-- What is asked --
In the material below, the lines containing the word "script" are required; copy each of them.

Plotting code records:

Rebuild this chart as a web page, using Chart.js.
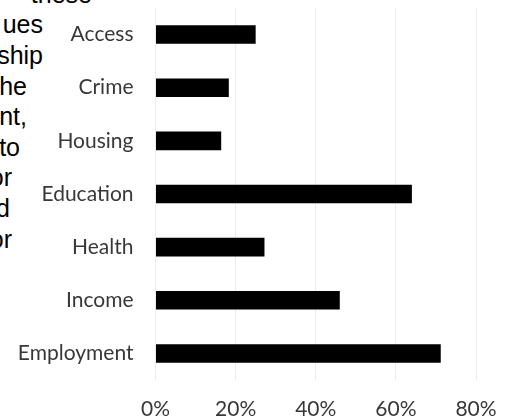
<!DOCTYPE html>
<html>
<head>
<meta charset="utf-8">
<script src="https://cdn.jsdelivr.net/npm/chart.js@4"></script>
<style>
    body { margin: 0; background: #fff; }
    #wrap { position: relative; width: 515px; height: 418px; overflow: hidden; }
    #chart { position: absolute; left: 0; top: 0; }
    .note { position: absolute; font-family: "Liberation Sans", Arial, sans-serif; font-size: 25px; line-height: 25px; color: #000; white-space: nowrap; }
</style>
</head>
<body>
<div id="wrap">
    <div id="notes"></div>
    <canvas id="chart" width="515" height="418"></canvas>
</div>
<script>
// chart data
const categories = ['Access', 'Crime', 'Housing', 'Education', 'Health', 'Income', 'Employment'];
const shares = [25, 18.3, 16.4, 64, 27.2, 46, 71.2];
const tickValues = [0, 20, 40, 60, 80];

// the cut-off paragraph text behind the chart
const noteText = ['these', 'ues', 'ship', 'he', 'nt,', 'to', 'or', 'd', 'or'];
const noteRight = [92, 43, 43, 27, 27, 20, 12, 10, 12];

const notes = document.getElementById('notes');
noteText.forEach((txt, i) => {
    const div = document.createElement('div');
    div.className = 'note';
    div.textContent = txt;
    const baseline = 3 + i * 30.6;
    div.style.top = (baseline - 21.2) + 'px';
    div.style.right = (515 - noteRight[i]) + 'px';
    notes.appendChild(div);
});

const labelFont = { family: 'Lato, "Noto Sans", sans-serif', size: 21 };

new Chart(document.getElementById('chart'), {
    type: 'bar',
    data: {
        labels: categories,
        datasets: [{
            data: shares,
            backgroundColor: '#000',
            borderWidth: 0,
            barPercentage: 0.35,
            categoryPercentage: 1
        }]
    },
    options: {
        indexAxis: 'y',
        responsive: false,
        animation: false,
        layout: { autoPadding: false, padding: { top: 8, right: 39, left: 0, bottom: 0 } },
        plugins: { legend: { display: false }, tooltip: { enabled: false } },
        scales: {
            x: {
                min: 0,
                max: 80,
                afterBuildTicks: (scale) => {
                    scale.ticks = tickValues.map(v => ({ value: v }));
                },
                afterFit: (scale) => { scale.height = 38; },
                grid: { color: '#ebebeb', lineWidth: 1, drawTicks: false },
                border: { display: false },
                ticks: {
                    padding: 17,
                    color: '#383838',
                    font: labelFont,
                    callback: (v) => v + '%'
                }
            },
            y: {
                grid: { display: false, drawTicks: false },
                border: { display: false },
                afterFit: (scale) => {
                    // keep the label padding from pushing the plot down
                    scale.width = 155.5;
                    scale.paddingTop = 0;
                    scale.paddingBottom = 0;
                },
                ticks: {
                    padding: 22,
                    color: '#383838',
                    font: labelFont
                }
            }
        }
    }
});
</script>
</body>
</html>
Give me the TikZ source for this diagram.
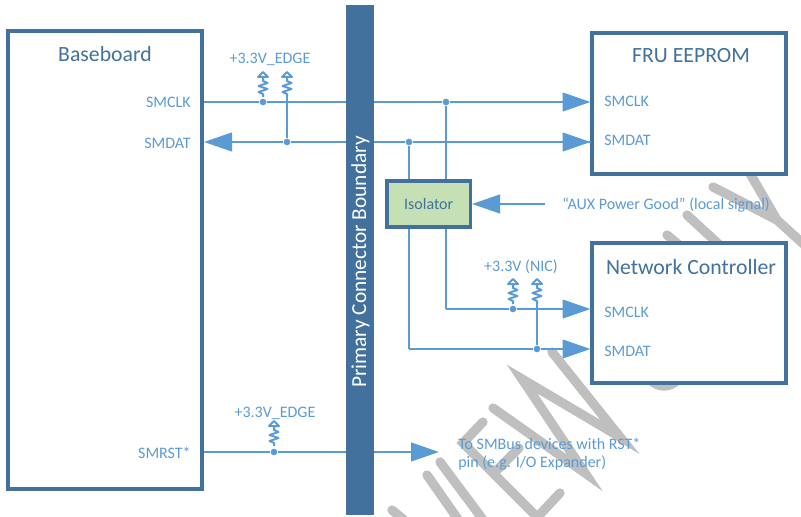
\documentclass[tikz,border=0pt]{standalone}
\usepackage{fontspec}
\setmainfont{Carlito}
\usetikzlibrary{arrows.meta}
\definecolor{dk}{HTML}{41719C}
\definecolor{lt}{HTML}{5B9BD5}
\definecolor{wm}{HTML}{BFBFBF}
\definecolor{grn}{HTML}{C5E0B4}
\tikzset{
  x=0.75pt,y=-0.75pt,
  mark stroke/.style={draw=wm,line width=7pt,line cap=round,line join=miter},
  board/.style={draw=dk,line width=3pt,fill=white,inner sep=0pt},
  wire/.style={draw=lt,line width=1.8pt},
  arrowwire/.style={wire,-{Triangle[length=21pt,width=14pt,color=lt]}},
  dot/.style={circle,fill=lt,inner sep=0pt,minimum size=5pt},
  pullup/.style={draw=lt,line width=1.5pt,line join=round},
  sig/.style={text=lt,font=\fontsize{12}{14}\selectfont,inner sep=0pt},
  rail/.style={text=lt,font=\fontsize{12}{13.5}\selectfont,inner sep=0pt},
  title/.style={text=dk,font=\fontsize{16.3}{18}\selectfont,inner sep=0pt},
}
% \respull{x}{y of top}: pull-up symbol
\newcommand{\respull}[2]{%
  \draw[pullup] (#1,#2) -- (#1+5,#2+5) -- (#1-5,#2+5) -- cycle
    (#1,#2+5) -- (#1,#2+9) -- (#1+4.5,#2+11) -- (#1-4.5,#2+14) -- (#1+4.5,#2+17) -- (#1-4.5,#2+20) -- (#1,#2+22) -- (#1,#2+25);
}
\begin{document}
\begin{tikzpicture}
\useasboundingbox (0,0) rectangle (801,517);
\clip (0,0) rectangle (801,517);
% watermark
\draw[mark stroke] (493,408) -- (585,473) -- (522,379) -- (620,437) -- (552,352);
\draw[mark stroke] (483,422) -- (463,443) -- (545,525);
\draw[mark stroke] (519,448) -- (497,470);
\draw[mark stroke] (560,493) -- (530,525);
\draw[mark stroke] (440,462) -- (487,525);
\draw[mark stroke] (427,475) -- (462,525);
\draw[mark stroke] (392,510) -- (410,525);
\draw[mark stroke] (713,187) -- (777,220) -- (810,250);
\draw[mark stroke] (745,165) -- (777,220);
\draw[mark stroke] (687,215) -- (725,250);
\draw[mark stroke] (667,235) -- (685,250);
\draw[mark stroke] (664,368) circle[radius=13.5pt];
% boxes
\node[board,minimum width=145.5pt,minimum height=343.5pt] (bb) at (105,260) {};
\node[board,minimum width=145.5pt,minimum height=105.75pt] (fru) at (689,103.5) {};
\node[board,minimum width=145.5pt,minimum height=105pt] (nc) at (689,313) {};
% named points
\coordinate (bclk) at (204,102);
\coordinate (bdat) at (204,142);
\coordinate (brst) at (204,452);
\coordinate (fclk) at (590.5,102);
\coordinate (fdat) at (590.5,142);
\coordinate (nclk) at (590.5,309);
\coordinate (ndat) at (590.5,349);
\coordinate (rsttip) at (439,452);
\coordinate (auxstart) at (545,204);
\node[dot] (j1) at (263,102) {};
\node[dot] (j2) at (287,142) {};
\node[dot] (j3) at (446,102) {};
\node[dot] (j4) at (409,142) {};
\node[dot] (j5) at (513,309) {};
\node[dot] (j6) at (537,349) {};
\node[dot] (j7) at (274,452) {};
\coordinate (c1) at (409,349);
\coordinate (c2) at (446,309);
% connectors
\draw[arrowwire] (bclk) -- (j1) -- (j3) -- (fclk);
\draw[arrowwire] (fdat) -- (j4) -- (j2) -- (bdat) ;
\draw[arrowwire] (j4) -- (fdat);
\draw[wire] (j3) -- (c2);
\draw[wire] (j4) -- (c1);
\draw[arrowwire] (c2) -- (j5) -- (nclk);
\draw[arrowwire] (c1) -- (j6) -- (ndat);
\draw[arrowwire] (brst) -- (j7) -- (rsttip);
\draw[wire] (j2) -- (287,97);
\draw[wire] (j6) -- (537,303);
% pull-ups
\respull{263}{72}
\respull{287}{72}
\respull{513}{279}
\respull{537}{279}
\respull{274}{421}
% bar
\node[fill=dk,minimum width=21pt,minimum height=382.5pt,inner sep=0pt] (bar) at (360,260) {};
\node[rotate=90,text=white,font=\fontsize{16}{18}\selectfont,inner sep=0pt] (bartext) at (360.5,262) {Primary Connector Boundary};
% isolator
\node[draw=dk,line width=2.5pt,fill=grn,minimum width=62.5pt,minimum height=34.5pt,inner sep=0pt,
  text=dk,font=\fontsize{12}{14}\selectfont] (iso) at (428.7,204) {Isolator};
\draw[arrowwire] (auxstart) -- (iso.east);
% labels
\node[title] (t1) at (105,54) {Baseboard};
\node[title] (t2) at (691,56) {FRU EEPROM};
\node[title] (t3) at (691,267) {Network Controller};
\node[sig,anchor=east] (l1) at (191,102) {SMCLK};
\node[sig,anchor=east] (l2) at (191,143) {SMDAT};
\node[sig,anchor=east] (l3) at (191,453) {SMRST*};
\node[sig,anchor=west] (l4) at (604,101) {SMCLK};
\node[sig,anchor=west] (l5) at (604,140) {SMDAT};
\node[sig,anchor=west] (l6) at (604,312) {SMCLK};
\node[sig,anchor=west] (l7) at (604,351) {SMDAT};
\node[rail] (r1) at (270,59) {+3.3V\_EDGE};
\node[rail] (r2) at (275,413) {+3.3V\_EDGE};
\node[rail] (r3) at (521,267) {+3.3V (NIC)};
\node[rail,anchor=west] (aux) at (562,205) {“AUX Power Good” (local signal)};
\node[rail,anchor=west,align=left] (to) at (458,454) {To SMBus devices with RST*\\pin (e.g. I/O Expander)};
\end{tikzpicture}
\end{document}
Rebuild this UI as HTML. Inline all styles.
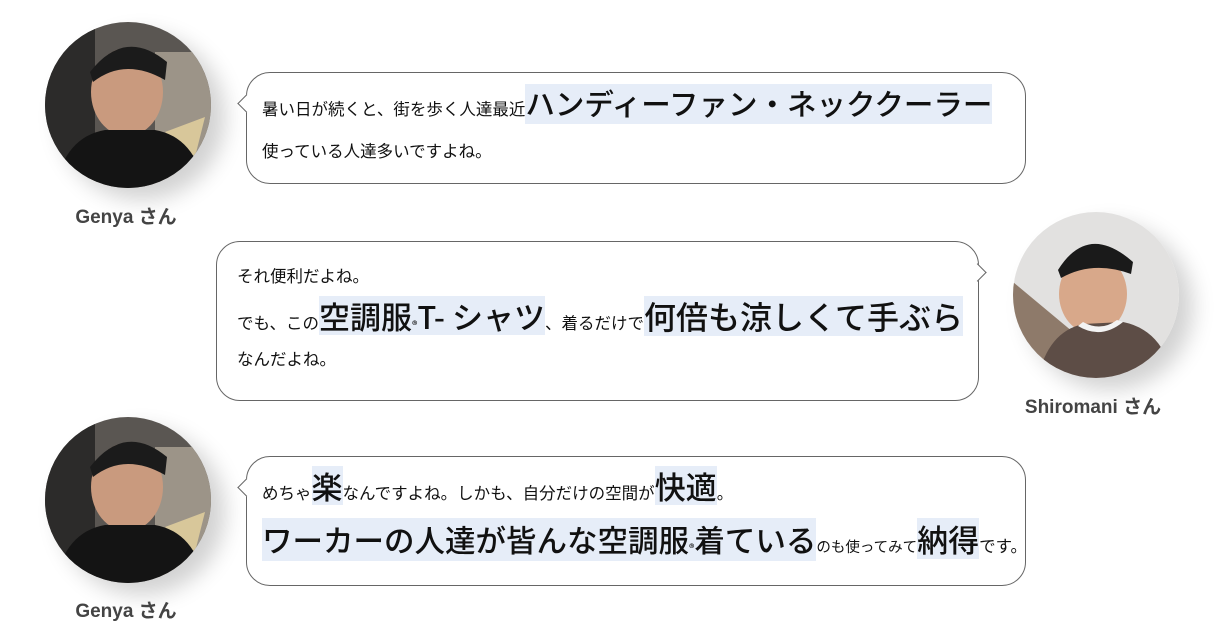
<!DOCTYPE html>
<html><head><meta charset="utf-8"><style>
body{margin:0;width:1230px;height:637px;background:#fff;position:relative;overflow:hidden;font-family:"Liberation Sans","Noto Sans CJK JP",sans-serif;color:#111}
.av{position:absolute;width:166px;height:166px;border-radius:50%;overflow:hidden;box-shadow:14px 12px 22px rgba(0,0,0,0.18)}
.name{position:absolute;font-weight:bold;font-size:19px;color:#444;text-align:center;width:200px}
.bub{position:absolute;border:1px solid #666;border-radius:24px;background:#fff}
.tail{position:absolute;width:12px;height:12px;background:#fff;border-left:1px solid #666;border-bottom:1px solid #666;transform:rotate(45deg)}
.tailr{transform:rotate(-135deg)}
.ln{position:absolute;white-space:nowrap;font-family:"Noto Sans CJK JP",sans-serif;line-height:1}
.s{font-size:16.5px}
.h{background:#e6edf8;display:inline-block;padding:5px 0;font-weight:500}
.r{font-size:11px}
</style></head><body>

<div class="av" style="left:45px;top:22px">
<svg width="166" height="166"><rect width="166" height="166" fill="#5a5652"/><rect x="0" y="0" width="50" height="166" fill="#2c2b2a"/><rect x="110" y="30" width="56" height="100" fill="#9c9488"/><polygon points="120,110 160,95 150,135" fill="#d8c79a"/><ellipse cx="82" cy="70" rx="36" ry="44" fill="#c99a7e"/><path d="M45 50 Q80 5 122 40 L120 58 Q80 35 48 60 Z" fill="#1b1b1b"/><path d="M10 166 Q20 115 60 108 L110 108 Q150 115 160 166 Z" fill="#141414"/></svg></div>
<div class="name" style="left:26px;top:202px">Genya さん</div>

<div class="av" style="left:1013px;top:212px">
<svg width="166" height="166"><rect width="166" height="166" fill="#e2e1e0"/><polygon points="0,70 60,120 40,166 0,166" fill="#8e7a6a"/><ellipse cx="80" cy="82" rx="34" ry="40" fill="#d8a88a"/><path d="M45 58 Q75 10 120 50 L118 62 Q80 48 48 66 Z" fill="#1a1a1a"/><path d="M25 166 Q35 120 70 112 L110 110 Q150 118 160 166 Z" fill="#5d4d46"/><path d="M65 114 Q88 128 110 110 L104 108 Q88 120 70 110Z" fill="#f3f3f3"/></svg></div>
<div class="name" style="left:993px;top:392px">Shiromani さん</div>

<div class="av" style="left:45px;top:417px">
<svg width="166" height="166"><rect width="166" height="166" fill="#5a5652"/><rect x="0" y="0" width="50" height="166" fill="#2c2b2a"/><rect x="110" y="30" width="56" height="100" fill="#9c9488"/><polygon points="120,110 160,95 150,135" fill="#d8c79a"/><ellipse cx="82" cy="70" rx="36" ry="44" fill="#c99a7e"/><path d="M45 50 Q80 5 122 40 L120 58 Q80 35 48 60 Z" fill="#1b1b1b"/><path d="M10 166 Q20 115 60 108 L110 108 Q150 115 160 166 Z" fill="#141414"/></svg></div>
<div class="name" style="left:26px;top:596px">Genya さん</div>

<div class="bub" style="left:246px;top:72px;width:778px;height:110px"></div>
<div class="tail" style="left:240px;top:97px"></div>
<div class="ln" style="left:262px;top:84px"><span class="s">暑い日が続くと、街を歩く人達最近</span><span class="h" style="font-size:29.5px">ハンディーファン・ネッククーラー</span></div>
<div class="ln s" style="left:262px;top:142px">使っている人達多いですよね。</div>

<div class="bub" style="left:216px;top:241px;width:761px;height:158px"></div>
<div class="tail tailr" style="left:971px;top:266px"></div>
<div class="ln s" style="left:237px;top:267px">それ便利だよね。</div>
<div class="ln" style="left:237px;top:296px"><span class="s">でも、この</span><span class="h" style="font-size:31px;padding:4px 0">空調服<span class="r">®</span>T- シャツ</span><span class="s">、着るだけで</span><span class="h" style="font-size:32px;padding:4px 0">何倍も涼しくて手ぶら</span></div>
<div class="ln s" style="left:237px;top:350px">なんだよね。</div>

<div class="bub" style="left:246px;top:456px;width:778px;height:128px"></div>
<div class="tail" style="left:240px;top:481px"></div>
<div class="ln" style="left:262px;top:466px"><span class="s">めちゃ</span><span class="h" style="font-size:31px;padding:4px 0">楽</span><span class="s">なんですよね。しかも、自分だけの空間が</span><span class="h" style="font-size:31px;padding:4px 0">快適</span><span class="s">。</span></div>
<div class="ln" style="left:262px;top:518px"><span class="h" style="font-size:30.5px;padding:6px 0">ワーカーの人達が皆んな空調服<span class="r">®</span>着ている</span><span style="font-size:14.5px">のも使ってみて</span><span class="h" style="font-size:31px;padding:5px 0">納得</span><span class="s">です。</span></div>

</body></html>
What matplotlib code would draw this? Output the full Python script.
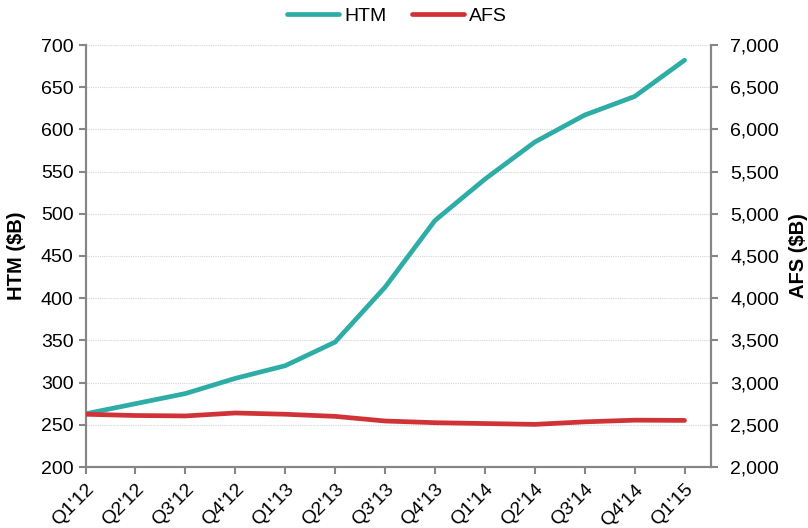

-- Written response --
<script src="https://cdn.jsdelivr.net/npm/chart.js@4"></script>
<script>
</script>
What matplotlib code would draw this? Output the full Python script.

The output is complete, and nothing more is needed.